We believe that there is an opening for the working-class antiwar movement to run a few independent candidates on a strong platform to which they are held accountable by the movement. It will be important what kind of campaigns they run, as Kshama Sawant recently outlined in her article on CounterPunch. We need a movement-building approach to continue this momentum and the historic wins we were still able to achieve in Dearborn.
In the coming months, we can’t let Democrats pose as the “Resistance” to Trump, because we know they will be as ineffective as they were in the wake of Trump’s last election.
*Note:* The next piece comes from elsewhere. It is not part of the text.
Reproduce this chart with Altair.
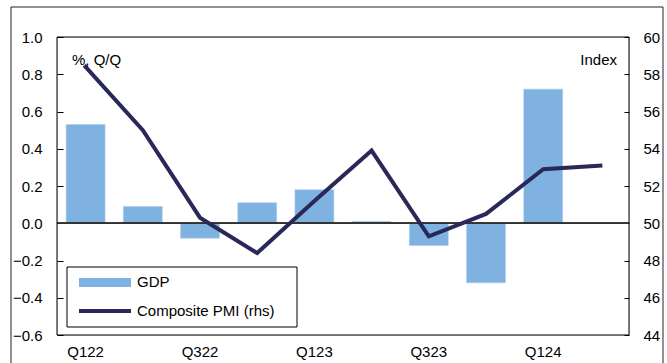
import altair as alt
import pandas as pd

quarters = ["Q122", "Q222", "Q322", "Q422", "Q123", "Q223", "Q323", "Q423", "Q124", "Q224"]
gdp = [0.53, 0.09, -0.08, 0.11, 0.18, 0.01, -0.12, -0.32, 0.72, None]
pmi = [58.4, 55.0, 50.3, 48.4, 51.2, 53.9, 49.3, 50.5, 52.9, 53.1]
x_labels = ["Q122", "Q322", "Q123", "Q323", "Q124"]
left_ticks = [-0.6, -0.4, -0.2, 0.0, 0.2, 0.4, 0.6, 0.8, 1.0]
right_ticks = [44, 46, 48, 50, 52, 54, 56, 58, 60]

df = pd.DataFrame({"q": quarters, "gdp": gdp, "pmi": pmi})
zero_df = pd.DataFrame({"q": quarters, "z": [0.0] * len(quarters)})

FONT = "Liberation Sans"
BAR = "#7FB2E1"
LINE = "#2A2859"
W, H = 572, 298

xenc = alt.X("q:N", sort=quarters,
             scale=alt.Scale(domain=quarters, paddingInner=0.32, paddingOuter=0.16),
             axis=alt.Axis(values=x_labels, title=None, labelAngle=0, ticks=False,
                           domain=False, labelPadding=9, labelFontSize=15,
                           labelFont=FONT, labelColor="black"))

left_axis = alt.Axis(values=left_ticks, format=".1f", title=None, orient="left",
                     grid=False, domain=False, tickSize=6, offset=-6,
                     tickColor="black", labelPadding=15, labelFontSize=15,
                     labelFont=FONT, labelColor="black")
left_scale = alt.Scale(domain=[-0.6, 1.0], nice=False, zero=False)

base = alt.Chart(df)

bars = base.mark_bar(color=BAR, stroke="#A9CBEC", strokeWidth=0.6).encode(
    x=xenc,
    y=alt.Y("gdp:Q", scale=left_scale, axis=left_axis),
)

zero = alt.Chart(zero_df).mark_rule(color="#333333", strokeWidth=1).encode(
    y=alt.Y("z:Q", scale=left_scale, axis=left_axis),
)

line = base.mark_line(color=LINE, strokeWidth=4, strokeCap="square", strokeJoin="miter").encode(
    x=alt.X("q:N", sort=quarters, bandPosition=0.5),
    y=alt.Y("pmi:Q", scale=alt.Scale(domain=[44, 60], nice=False, zero=False),
            axis=alt.Axis(values=right_ticks, format="d", title=None, orient="right",
                          grid=False, domain=False, tickSize=5, offset=-5,
                          tickColor="black", labelPadding=14, labelFontSize=15,
                          labelFont=FONT, labelColor="black")),
)

left_unit = alt.Chart(pd.DataFrame({"t": ["%, Q/Q"]})).mark_text(
    font=FONT, fontSize=15, align="left", baseline="alphabetic", color="black"
).encode(x=alt.value(15), y=alt.value(28), text="t:N")

right_unit = alt.Chart(pd.DataFrame({"t": ["Index"]})).mark_text(
    font=FONT, fontSize=15, align="right", baseline="alphabetic", color="black"
).encode(x=alt.value(560), y=alt.value(28), text="t:N")

legend_box = alt.Chart(pd.DataFrame({"a": [0]})).mark_rect(
    fill="white", stroke="black", strokeWidth=1
).encode(x=alt.value(10), x2=alt.value(240), y=alt.value(230), y2=alt.value(290))

legend_swatch = alt.Chart(pd.DataFrame({"a": [0]})).mark_rect(color=BAR).encode(
    x=alt.value(22), x2=alt.value(74), y=alt.value(241), y2=alt.value(250))

legend_line = alt.Chart(pd.DataFrame({"a": [0]})).mark_rule(color=LINE, strokeWidth=4).encode(
    x=alt.value(22), x2=alt.value(74), y=alt.value(274))

legend_gdp = alt.Chart(pd.DataFrame({"t": ["GDP"]})).mark_text(
    font=FONT, fontSize=15, align="left", baseline="middle", color="black"
).encode(x=alt.value(80), y=alt.value(245), text="t:N")

legend_pmi = alt.Chart(pd.DataFrame({"t": ["Composite PMI (rhs)"]})).mark_text(
    font=FONT, fontSize=15, align="left", baseline="middle", color="black"
).encode(x=alt.value(80), y=alt.value(274), text="t:N")

frame = alt.Chart(pd.DataFrame({"a": [0]})).mark_rect(
    fillOpacity=0, stroke="#222222", strokeWidth=1
).encode(x=alt.value(-46), x2=alt.value(606), y=alt.value(-30), y2=alt.value(345))

plot_box = alt.Chart(pd.DataFrame({"a": [0]})).mark_rect(
    fillOpacity=0, stroke="black", strokeWidth=1
).encode(x=alt.value(0), x2=alt.value(W), y=alt.value(0), y2=alt.value(H))

left_layer = alt.layer(bars, zero)

chart = alt.layer(
    frame, left_layer, line, plot_box, left_unit, right_unit,
    legend_box, legend_swatch, legend_line, legend_gdp, legend_pmi
).resolve_scale(y="independent").properties(
    width=W, height=H,
    autosize=alt.AutoSizeParams(type="none"),
    padding={"left": 57, "top": 37, "right": 38, "bottom": 28},
).configure_view(strokeWidth=0).configure(background="white")

chart.save("out.html", embed_options={"renderer": "svg", "actions": False})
The Democrats are afraid of mass movements, and yet mass movements are precisely what we need to stop Trump and his attacks on immigrants and other oppressed people. We need fighting, campaigning organizations that can do what we did in Dearborn on a much larger scale. The results of our work in Dearborn show that it is possible to have a real impact if we take a bold lead in the fight against the billionaires and their two parties.